Objective.
Using the data beneath this instruction, retype only the lines from the one that contains "What matplotlib code" down to the one that contains "Output the Python", both included, exactly as they appear.

The input.
◆ ◆ ◆ ◆ ◆

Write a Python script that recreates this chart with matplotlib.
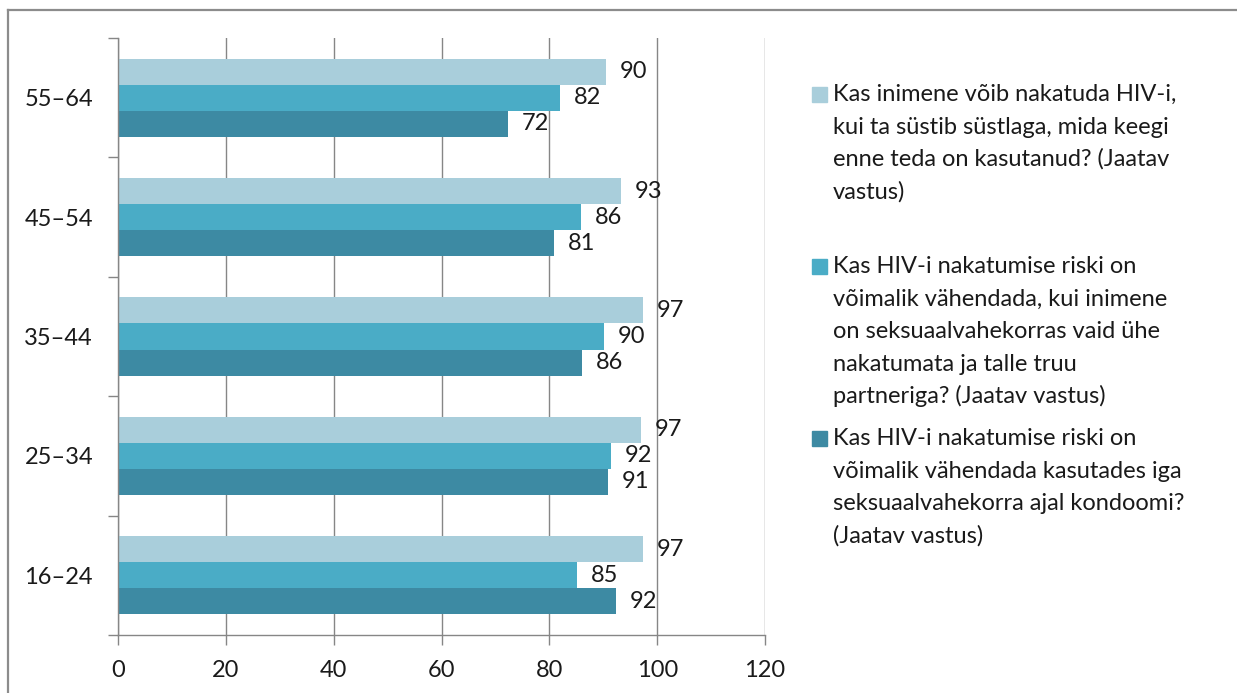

◆ ◆ ◆ ◆ ◆

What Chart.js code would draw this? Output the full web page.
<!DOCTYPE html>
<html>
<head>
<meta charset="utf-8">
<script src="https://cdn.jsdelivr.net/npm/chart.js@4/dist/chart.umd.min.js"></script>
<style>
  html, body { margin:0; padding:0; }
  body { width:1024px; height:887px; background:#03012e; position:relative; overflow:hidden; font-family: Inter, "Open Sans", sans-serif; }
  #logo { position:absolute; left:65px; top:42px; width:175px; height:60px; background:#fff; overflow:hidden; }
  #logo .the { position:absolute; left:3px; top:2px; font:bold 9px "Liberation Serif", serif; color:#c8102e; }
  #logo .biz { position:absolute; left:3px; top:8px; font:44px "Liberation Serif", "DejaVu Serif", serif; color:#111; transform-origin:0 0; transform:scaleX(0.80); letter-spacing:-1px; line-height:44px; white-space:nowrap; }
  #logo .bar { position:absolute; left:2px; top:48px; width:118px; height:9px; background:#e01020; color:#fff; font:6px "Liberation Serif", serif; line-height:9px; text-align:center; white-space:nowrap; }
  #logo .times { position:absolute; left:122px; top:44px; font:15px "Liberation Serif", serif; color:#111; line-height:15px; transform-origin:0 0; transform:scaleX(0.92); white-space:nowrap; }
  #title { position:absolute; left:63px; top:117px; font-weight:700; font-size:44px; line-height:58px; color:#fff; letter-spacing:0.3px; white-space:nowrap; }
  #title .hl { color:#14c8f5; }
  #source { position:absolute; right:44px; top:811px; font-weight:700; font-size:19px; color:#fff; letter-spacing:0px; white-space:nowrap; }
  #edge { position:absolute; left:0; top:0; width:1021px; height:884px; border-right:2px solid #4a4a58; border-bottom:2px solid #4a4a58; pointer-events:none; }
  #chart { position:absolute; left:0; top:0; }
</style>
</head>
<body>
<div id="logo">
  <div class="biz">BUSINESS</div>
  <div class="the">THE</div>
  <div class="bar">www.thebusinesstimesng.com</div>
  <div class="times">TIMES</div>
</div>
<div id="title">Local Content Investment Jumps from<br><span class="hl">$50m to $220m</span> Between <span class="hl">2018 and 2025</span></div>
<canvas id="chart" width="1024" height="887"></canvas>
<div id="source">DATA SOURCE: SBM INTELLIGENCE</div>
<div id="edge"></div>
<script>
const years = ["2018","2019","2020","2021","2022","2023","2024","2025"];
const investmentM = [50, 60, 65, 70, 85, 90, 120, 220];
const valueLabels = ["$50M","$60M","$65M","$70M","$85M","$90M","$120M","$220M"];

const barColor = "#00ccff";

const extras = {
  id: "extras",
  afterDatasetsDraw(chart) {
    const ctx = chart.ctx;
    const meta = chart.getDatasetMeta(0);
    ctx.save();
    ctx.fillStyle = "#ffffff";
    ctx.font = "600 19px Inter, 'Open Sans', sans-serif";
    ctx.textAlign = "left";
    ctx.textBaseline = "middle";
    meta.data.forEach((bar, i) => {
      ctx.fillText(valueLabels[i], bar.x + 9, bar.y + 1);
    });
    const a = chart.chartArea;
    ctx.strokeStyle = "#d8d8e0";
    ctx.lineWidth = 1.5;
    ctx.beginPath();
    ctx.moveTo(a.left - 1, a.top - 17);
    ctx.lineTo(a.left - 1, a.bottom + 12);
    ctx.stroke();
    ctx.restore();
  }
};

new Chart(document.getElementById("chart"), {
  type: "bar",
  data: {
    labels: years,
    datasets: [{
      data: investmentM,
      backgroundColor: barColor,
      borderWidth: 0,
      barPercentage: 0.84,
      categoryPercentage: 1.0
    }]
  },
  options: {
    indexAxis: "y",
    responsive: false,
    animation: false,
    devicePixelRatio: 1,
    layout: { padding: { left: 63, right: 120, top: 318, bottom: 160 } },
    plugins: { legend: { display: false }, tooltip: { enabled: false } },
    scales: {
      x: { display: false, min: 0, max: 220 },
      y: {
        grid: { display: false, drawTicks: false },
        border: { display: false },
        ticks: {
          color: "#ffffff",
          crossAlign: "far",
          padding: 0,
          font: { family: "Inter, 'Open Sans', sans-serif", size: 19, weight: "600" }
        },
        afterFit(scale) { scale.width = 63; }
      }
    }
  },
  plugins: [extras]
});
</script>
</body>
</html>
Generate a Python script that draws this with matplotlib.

◆ ◆ ◆ ◆ ◆

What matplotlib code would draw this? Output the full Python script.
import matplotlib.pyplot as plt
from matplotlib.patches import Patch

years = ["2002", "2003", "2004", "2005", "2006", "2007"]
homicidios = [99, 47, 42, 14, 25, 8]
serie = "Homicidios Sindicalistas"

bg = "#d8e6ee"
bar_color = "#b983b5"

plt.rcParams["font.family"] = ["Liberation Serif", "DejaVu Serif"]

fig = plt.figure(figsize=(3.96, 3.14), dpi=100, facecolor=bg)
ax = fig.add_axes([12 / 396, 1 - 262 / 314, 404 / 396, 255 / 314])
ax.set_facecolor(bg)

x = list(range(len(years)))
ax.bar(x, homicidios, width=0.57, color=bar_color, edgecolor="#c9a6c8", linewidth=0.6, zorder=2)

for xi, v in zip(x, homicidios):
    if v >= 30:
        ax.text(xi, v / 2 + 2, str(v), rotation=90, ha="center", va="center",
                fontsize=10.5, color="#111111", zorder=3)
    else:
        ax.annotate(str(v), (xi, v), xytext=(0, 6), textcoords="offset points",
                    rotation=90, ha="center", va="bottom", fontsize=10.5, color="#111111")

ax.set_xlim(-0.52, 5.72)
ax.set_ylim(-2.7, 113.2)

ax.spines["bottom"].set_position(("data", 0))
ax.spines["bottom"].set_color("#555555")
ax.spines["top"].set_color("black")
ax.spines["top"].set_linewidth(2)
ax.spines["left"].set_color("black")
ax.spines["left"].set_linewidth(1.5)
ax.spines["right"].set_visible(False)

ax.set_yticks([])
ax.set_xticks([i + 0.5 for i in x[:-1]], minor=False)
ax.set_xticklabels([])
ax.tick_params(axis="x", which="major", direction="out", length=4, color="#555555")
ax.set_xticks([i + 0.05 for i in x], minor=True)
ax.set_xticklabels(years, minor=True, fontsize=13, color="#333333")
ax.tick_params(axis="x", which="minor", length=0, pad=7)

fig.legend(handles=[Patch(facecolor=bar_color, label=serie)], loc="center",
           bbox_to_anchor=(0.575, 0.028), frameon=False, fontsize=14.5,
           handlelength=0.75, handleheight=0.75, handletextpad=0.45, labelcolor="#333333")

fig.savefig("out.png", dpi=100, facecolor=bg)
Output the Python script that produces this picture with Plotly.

◆ ◆ ◆ ◆ ◆

Response to the task.
What matplotlib code would draw this? Output the full Python script.
import matplotlib.pyplot as plt
from matplotlib.patches import Patch

years = ["2002", "2003", "2004", "2005", "2006", "2007"]
homicidios = [99, 47, 42, 14, 25, 8]
serie = "Homicidios Sindicalistas"

bg = "#d8e6ee"
bar_color = "#b983b5"

plt.rcParams["font.family"] = ["Liberation Serif", "DejaVu Serif"]

fig = plt.figure(figsize=(3.96, 3.14), dpi=100, facecolor=bg)
ax = fig.add_axes([12 / 396, 1 - 262 / 314, 404 / 396, 255 / 314])
ax.set_facecolor(bg)

x = list(range(len(years)))
ax.bar(x, homicidios, width=0.57, color=bar_color, edgecolor="#c9a6c8", linewidth=0.6, zorder=2)

for xi, v in zip(x, homicidios):
    if v >= 30:
        ax.text(xi, v / 2 + 2, str(v), rotation=90, ha="center", va="center",
                fontsize=10.5, color="#111111", zorder=3)
    else:
        ax.annotate(str(v), (xi, v), xytext=(0, 6), textcoords="offset points",
                    rotation=90, ha="center", va="bottom", fontsize=10.5, color="#111111")

ax.set_xlim(-0.52, 5.72)
ax.set_ylim(-2.7, 113.2)

ax.spines["bottom"].set_position(("data", 0))
ax.spines["bottom"].set_color("#555555")
ax.spines["top"].set_color("black")
ax.spines["top"].set_linewidth(2)
ax.spines["left"].set_color("black")
ax.spines["left"].set_linewidth(1.5)
ax.spines["right"].set_visible(False)

ax.set_yticks([])
ax.set_xticks([i + 0.5 for i in x[:-1]], minor=False)
ax.set_xticklabels([])
ax.tick_params(axis="x", which="major", direction="out", length=4, color="#555555")
ax.set_xticks([i + 0.05 for i in x], minor=True)
ax.set_xticklabels(years, minor=True, fontsize=13, color="#333333")
ax.tick_params(axis="x", which="minor", length=0, pad=7)

fig.legend(handles=[Patch(facecolor=bar_color, label=serie)], loc="center",
           bbox_to_anchor=(0.575, 0.028), frameon=False, fontsize=14.5,
           handlelength=0.75, handleheight=0.75, handletextpad=0.45, labelcolor="#333333")

fig.savefig("out.png", dpi=100, facecolor=bg)
Output the Python script that produces this picture with Plotly.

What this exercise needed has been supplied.